This document describes how the Authorizer project is governed. It is intended to be a living document that evolves as the community grows.
Provide an open-source, self-hosted authentication and authorization platform that:
- Respects user data sovereignty.
- Works with any reasonable database backend.
- Implements modern, standards-compliant OAuth2/OIDC protocols.
- Is operable as a single Go binary.
- Stays approachable for individual developers and operable for enterprise teams.
Anyone who uses Authorizer. Users contribute by filing bug reports, sharing experiences, requesting features, and helping each other in community channels.
Anyone who has contributed code, documentation, design, examples, translations, or any other improvement merged into an Authorizer repository. Contributors are listed automatically via Git history. There is no formal application process.
Maintainers have write access to one or more Authorizer repositories and are responsible for the long-term health of the project. They:
- Review and merge pull requests.
- Triage issues.
- Cut releases.
- Set technical direction.
- Enforce the Code of Conduct.
The current maintainer list is in MAINTAINERS.md.
While the project has a single lead maintainer, that person acts as the final arbiter on technical disputes that cannot be resolved by consensus. This role exists explicitly until the maintainer group expands; at that point this section will be replaced by collective decision-making.
A contributor may be invited to become a maintainer when they have demonstrated:
- Sustained contribution over a period of at least 3 months.
- Technical judgement through high-quality reviews and code.
- Community alignment through respectful, constructive engagement.
- Reliability in following through on commitments.
The process:
- An existing maintainer nominates the contributor by opening a PR adding them to
MAINTAINERS.md. - The nomination is open for 2 weeks of public comment.
- The nomination is accepted if there is consensus among existing maintainers and no unaddressed objections from the community.
- The new maintainer is granted write access and announced in the next release notes.
There is no fixed cap on maintainer count.
A maintainer may step down at any time by opening a PR moving themselves to the Emeritus Maintainers section of MAINTAINERS.md. Emeritus maintainers retain credit for their contributions but no longer have merge authority.
A maintainer may be moved to emeritus status by consensus of the other maintainers if they have been inactive for 6 months and have not responded to outreach.
Authorizer aims to make decisions by lazy consensus:
- A maintainer proposes a change.
- If no maintainer raises an objection within a reasonable time (7 days for routine work, 14 days for architectural changes), the change moves forward.
- If objections are raised, the proposers and objectors work toward resolution in the issue or PR thread.
- If consensus cannot be reached, the project lead has the final say. This is a deliberate choice for the current single-maintainer phase and will be replaced with maintainer voting once there are three or more maintainers.

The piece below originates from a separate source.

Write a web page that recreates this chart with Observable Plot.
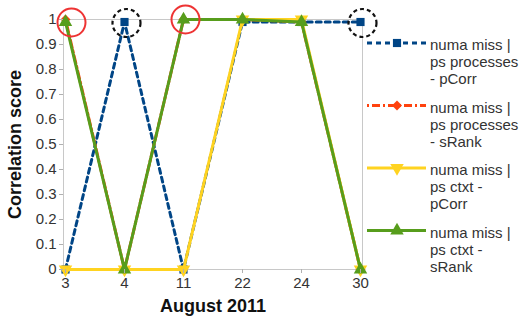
<!DOCTYPE html>
<html>
<head>
<meta charset="utf-8">
<script src="https://cdn.jsdelivr.net/npm/d3@7"></script>
<script src="https://cdn.jsdelivr.net/npm/@observablehq/plot@0.6"></script>
<style>
  body { margin: 0; background: #fff; font-family: "Liberation Sans", Arial, sans-serif; }
  #wrap { position: relative; width: 519px; height: 322px; }
  #legend { position: absolute; left: 0; top: 0; width: 519px; height: 322px; pointer-events: none; }
  .lt { position: absolute; left: 430px; font-size: 15px; line-height: 17px; color: #333; white-space: nowrap; }
</style>
</head>
<body>
<div id="wrap"></div>
<script>
// ---- data ----
const days = ["3", "4", "11", "22", "24", "30"];
const procPCorr = [0, 0.99, 0, 0.99, 0.99, 0.99];
const procSRank = [1, 0, 1, 1, 0.99, 0];
const ctxtPCorr = [0, 0, 0, 1, 1, 0];
const ctxtSRank = [0.99, 0, 1, 1, 0.99, 0];
const seriesNames = [
  "numa miss | ps processes - pCorr",
  "numa miss | ps processes - sRank",
  "numa miss | ps ctxt - pCorr",
  "numa miss | ps ctxt - sRank"
];
const legendLines = [
  ["numa miss |", "ps processes", "- pCorr"],
  ["numa miss |", "ps processes", "- sRank"],
  ["numa miss |", "ps ctxt -", "pCorr"],
  ["numa miss |", "ps ctxt -", "sRank"]
];
const yTicks = [0, 0.1, 0.2, 0.3, 0.4, 0.5, 0.6, 0.7, 0.8, 0.9, 1];
// highlighted points (annotations)
const redCircles = [{day: "3", v: 1}, {day: "11", v: 1}];
const blackCircles = [{day: "4", v: 0.99}, {day: "30", v: 0.99}];

// ---- styles ----
const styles = [
  {color: "#004586", dash: "5,4", symbol: "square", r: 4.6, rotate: 0},
  {color: "#ff420e", dash: "2,3,8,3", symbol: "diamond2", r: 4.5, rotate: 0},
  {color: "#ffd320", dash: null, symbol: "triangle", r: 5, rotate: 180},
  {color: "#579d1c", dash: null, symbol: "triangle", r: 5, rotate: 0}
];
const allValues = [procPCorr, procSRank, ctxtPCorr, ctxtSRank];
const tables = allValues.map((vals, i) => days.map((d, j) => ({day: d, v: vals[j], s: seriesNames[i]})));

const marks = [
  Plot.frame({stroke: "#c8c8c8", strokeWidth: 1})
];
tables.forEach((t, i) => {
  const st = styles[i];
  marks.push(Plot.line(t, {x: "day", y: "v", stroke: st.color, strokeWidth: 3,
    strokeDasharray: st.dash, strokeLinejoin: "round"}));
  marks.push(Plot.dot(t, {x: "day", y: "v", symbol: () => st.symbol, r: st.r, fill: st.color,
    stroke: "none", rotate: st.rotate}));
});
marks.push(Plot.dot(redCircles.slice(0, 1), {x: "day", y: "v", r: 14, stroke: "#ee3333", strokeWidth: 2, fill: "none", dx: 6, dy: 3}));
marks.push(Plot.dot(redCircles.slice(1), {x: "day", y: "v", r: 14, stroke: "#ee3333", strokeWidth: 2, fill: "none", dx: 2}));
marks.push(Plot.dot(blackCircles, {x: "day", y: "v", r: 14, stroke: "#111", strokeWidth: 2.2, fill: "none", strokeDasharray: "4,3", dx: 2, dy: 1}));

const chart = Plot.plot({
  width: 519,
  height: 322,
  marginLeft: 63,
  marginRight: 157,
  marginTop: 19,
  marginBottom: 53,
  style: {fontFamily: "Liberation Sans, Arial, sans-serif", fontSize: "15px", color: "#333", background: "#fff", overflow: "visible"},
  x: {type: "point", domain: days, padding: 0, label: null},
  y: {domain: [0, 1], label: null},
  marks: [
    ...marks,
    Plot.axisY(yTicks, {tickSize: 4, tickPadding: 3, stroke: "#b0b0b0", fill: "#333", fontSize: 15, tickFormat: d => String(d)}),
    Plot.axisX(days, {tickSize: 4, tickPadding: 4, stroke: "#b0b0b0", fill: "#333", fontSize: 15}),
    Plot.text(["Correlation score"], {frameAnchor: "left", textAnchor: "middle", dx: -48, rotate: -90, fontWeight: "bold", fontSize: 18, fill: "#111", text: d => d}),
    Plot.text(["August 2011"], {frameAnchor: "bottom", dy: 42, fontWeight: "bold", fontSize: 18, fill: "#111", text: d => d})
  ]
});
document.getElementById("wrap").appendChild(chart);

// ---- legend (HTML/SVG overlay) ----
const legend = document.createElement("div");
legend.id = "legend";
const svgNS = "http://www.w3.org/2000/svg";
const lsvg = document.createElementNS(svgNS, "svg");
lsvg.setAttribute("width", 519); lsvg.setAttribute("height", 322);
lsvg.style.position = "absolute"; lsvg.style.left = "0"; lsvg.style.top = "0";
legend.appendChild(lsvg);
const legendTop = 43, legendStep = 62.5;
styles.forEach((st, i) => {
  const y = legendTop + i * legendStep;
  const line = document.createElementNS(svgNS, "line");
  line.setAttribute("x1", 367); line.setAttribute("x2", 426);
  line.setAttribute("y1", y); line.setAttribute("y2", y);
  line.setAttribute("stroke", st.color); line.setAttribute("stroke-width", 3);
  if (st.dash) line.setAttribute("stroke-dasharray", st.dash);
  lsvg.appendChild(line);
  const sym = {square: d3.symbolSquare, diamond2: d3.symbolDiamond2, triangle: d3.symbolTriangle}[st.symbol];
  const p = document.createElementNS(svgNS, "path");
  p.setAttribute("d", d3.symbol(sym, Math.PI * st.r * st.r)());
  p.setAttribute("fill", st.color);
  p.setAttribute("transform", `translate(397,${y}) rotate(${st.rotate})`);
  lsvg.appendChild(p);
  const t = document.createElement("div");
  t.className = "lt";
  t.style.top = (y - 7) + "px";
  t.innerHTML = legendLines[i].join("<br>");
  legend.appendChild(t);
});
document.getElementById("wrap").appendChild(legend);
</script>
</body>
</html>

| Decision Type | Who decides |
|---|---|
| Bug fixes, minor features, docs | Any maintainer |
| Breaking changes, new public APIs | Maintainer consensus |
| Major architectural shifts, license, governance changes | Maintainer consensus + 2-week community notice |
| Security fixes under embargo | Security maintainers (subset of all maintainers) |
- Discuss in the relevant issue or PR.
- Escalate to a private maintainer channel if discussion becomes unproductive.
- The project lead has final authority. This authority transitions to maintainer voting once the maintainer group expands.
All participants are expected to follow the Code of Conduct. Violations are handled per the CoC enforcement process.
- Versioning: Semantic Versioning 2.0.0.
- Cadence: Patch releases as needed, minor releases approximately monthly, major releases approximately yearly.
- Release notes: Generated from PR titles + manual curation in
CHANGELOG.md. - Release authority: Any maintainer can cut a release after CI passes and maintainer consensus on inclusion.
Authorizer adopts the CNCF Code of Conduct. All participants in any Authorizer space — repositories, Discord, Slack, conferences, social media — are expected to follow it.
Report violations to conduct@authorizer.dev. Reports are reviewed by maintainers who are not involved in the incident. If a maintainer is the subject of a report, that maintainer recuses themselves.
- The project is distributed under the Apache License 2.0. All new contributions are accepted under Apache 2.0 unless explicitly stated otherwise. Prior contributions originally submitted under the MIT License remain available under their original MIT grant in addition to the current Apache 2.0 distribution; see NOTICE for attribution.
- The Authorizer name and logo are owned by the project. The project is committed to neutral, community-oriented stewardship of these assets.
- Future ownership of trademark and assets may be transferred to a neutral foundation. Any such transfer will be announced publicly and discussed openly before completion.
Changes to this governance document follow the architectural change decision path: maintainer consensus plus a 2-week community notice period on a public PR.